Si sorride, talvolta si ride, in altri momenti affiora il magone per questo paese sofferente. Un bombardamento di emozioni che arrivano magnificamente a segno e alcune persone in pochi secondi si rivelano bellissimi personaggi. Ma c’è anche il non visto perché eliminato in montaggio. Aggiunge infatti Salvatores «tanti hanno interpretato la cosa un po’ come se fosse una seduta di psicanalisi, ho dovuto eliminare tantissimi video perché si rivolgevano direttamente a me addirittura chiamandomi Gabriele e raccontandomi cose personali come fosse una confessione laica collettiva. Una grande responsabilità ricevere questi messaggi nella bottiglia, ci voleva attenzione, rispetto ma anche coscienza del proprio ruolo per raccontare la ’tua’ storia anche se con le parole degli altri».

La scelta fatta da Salvatores con i suoi montatori Massimo Fiocchi e Chiara Griziotti (supportati nella selezione iniziale da una cinquantina di studenti, perché avevano tra le mani 2200 ore di materiale) è stata quella di privilegiare il racconto umano legato alle persone, scandito dalle 24 ore della giornata. Alcuni video sono stati in qualche modo «sollecitati» perché altrimenti non avrebbero potuto esistere.

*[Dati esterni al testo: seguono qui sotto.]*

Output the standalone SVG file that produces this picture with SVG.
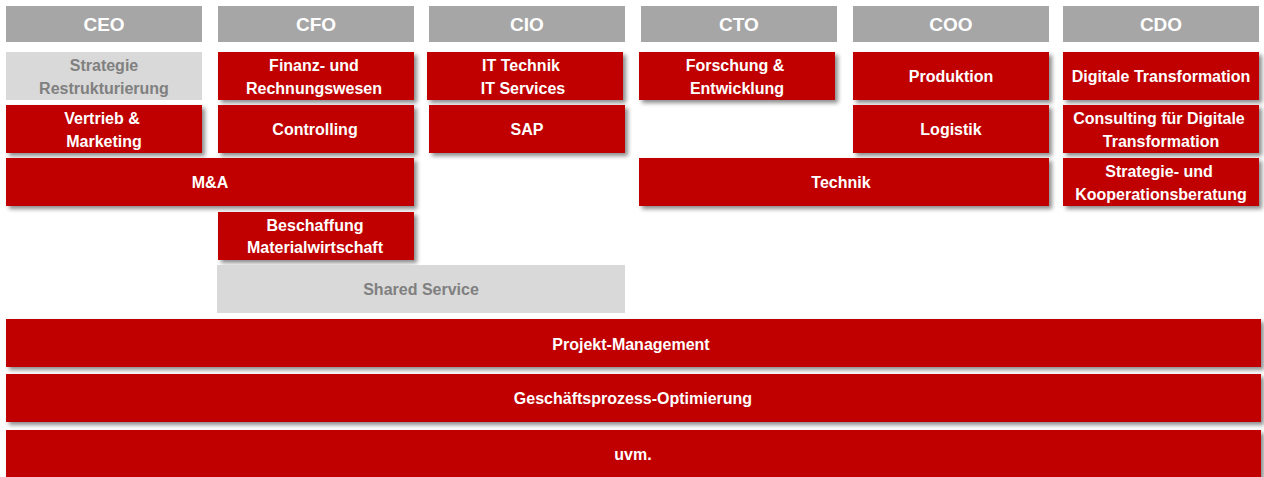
<svg xmlns="http://www.w3.org/2000/svg" width="1264" height="477" viewBox="0 0 1264 477">
<defs>
<filter id="sh" x="-5%" y="-20%" width="115%" height="160%">
<feDropShadow dx="3" dy="3" stdDeviation="2" flood-color="#000" flood-opacity="0.45"/>
</filter>
</defs>
<style>
.hd{fill:#A6A6A6}
.hdt{font-family:"Liberation Sans",Arial,sans-serif;font-weight:bold;font-size:19px;fill:#fff;text-anchor:middle}
.rb{fill:#C00000;filter:url(#sh)}
.gb{fill:#D9D9D9}
.t{font-family:"Liberation Sans",Arial,sans-serif;font-weight:bold;font-size:16px;fill:#fff;text-anchor:middle}
.gt{font-family:"Liberation Sans",Arial,sans-serif;font-weight:bold;font-size:16px;fill:#808080;text-anchor:middle}
</style>
<rect width="1264" height="477" fill="#fff"/>
<g id="headers">
<g id="h-ceo"><rect class="hd" x="6" y="6" width="196" height="36"/><text class="hdt" x="104" y="31">CEO</text></g>
<g id="h-cfo"><rect class="hd" x="218" y="6" width="196" height="36"/><text class="hdt" x="316" y="31">CFO</text></g>
<g id="h-cio"><rect class="hd" x="429" y="6" width="196" height="36"/><text class="hdt" x="527" y="31">CIO</text></g>
<g id="h-cto"><rect class="hd" x="641" y="6" width="196" height="36"/><text class="hdt" x="739" y="31">CTO</text></g>
<g id="h-coo"><rect class="hd" x="853" y="6" width="196" height="36"/><text class="hdt" x="951" y="31">COO</text></g>
<g id="h-cdo"><rect class="hd" x="1063" y="6" width="196" height="36"/><text class="hdt" x="1161" y="31">CDO</text></g>
</g>
<g id="n-strategie"><rect class="gb" x="6" y="52" width="196" height="48"/><text class="gt" x="104" y="71">Strategie</text><text class="gt" x="104" y="94">Restrukturierung</text></g>
<g id="n-vertrieb"><rect class="rb" x="6" y="105" width="196" height="48"/><text class="t" x="102" y="124">Vertrieb &amp;</text><text class="t" x="104" y="147">Marketing</text></g>
<g id="n-ma"><rect class="rb" x="6" y="158" width="408" height="48"/><text class="t" x="210" y="188">M&amp;A</text></g>
<g id="n-finanz"><rect class="rb" x="218" y="52" width="196" height="48"/><text class="t" x="314" y="71">Finanz- und</text><text class="t" x="314" y="94">Rechnungswesen</text></g>
<g id="n-controlling"><rect class="rb" x="218" y="105" width="196" height="48"/><text class="t" x="315" y="135">Controlling</text></g>
<g id="n-beschaffung"><rect class="rb" x="218" y="212" width="196" height="48"/><text class="t" x="315" y="231">Beschaffung</text><text class="t" x="315" y="253">Materialwirtschaft</text></g>
<g id="n-shared"><rect class="gb" x="217" y="265" width="408" height="48"/><text class="gt" x="421" y="295">Shared Service</text></g>
<g id="n-it"><rect class="rb" x="427" y="52" width="196" height="48"/><text class="t" x="521" y="71">IT Technik</text><text class="t" x="523" y="94">IT Services</text></g>
<g id="n-sap"><rect class="rb" x="429" y="105" width="196" height="48"/><text class="t" x="527" y="135">SAP</text></g>
<g id="n-forschung"><rect class="rb" x="639" y="52" width="196" height="48"/><text class="t" x="735" y="71">Forschung &amp;</text><text class="t" x="737" y="94">Entwicklung</text></g>
<g id="n-technik"><rect class="rb" x="639" y="158" width="410" height="48"/><text class="t" x="841" y="188">Technik</text></g>
<g id="n-produktion"><rect class="rb" x="853" y="52" width="196" height="48"/><text class="t" x="951" y="82">Produktion</text></g>
<g id="n-logistik"><rect class="rb" x="853" y="105" width="196" height="48"/><text class="t" x="951" y="135">Logistik</text></g>
<g id="n-digitale"><rect class="rb" x="1063" y="52" width="196" height="48"/><text class="t" x="1161" y="82">Digitale Transformation</text></g>
<g id="n-consulting"><rect class="rb" x="1063" y="105" width="196" height="48"/><text class="t" x="1159" y="124">Consulting für Digitale</text><text class="t" x="1161" y="147">Transformation</text></g>
<g id="n-strategieberatung"><rect class="rb" x="1063" y="158" width="196" height="48"/><text class="t" x="1159" y="177">Strategie- und</text><text class="t" x="1161" y="200">Kooperationsberatung</text></g>
<g id="n-projekt"><rect class="rb" x="6" y="319" width="1255" height="48"/><text class="t" x="631" y="350">Projekt-Management</text></g>
<g id="n-gpo"><rect class="rb" x="6" y="374" width="1255" height="48"/><text class="t" x="633" y="404">Geschäftsprozess-Optimierung</text></g>
<g id="n-uvm"><rect class="rb" x="6" y="430" width="1255" height="48"/><text class="t" x="633" y="460">uvm.</text></g>
<g id="connectors"/>
</svg>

Dalle riprese dell’astronauta a quelle negli ospedali (che richiedevano autorizzazioni preventive) a quelle delle carceri per cui oltre a chiedere l’autorizzazione hanno fornito le telecamere ai reclusi lasciandoli poi peraltro liberi di riprendere quel che a loro sembrava opportuno. L’idea di Italy in a day è stata di Lorenzo Gangarossa di Indiana Production (che ha seguito anche tutto il complicatissimo iter burocratico dei permessi e delle liberatorie) che ha prodotto il film con Rai Cinema in associazione con Scott Free, perché l’idea originale è di Ridley Scott. Il paese che Mussolini raccontava composto da santi, poeti e navigatori è diventato ora altro da sé, un’Italia.2, un paese, se non proprio di cineasti, almeno di operatori, perché bisogna riconoscere che, alla fine, il risultato ha una sua omogeneità e compattezza, nonostante le centinaia di mani, di occhi e strumenti sempre diversi.

Anzi, scherza Gabriele «se mai dovessimo rifare un esperimento di questo tipo invito quanti fanno riprese soprattutto col telefonino a farle orizzontali». Il problema, ovviamente, è tutto nel montaggio, nella fluidità del racconto composto da tanti tasselli, spesso slegati tra loro, un po’ come se si costruisse un mosaico con tante piccole tessere colorate e in movimento, che è poi l’immagine suggestiva e conclusiva del film, prima di ringraziare tutti i partecipanti in particolare Margherita Hack che era stata testimonial per sollecitare a partecipare al progetto, nel frattempo è scomparsa «è tornata a essere un puntino luminoso di energia» sottolinea il regista, contraltare forse all’energia prepotente dell’Etna in piena attività proprio il 26 ottobre 2013.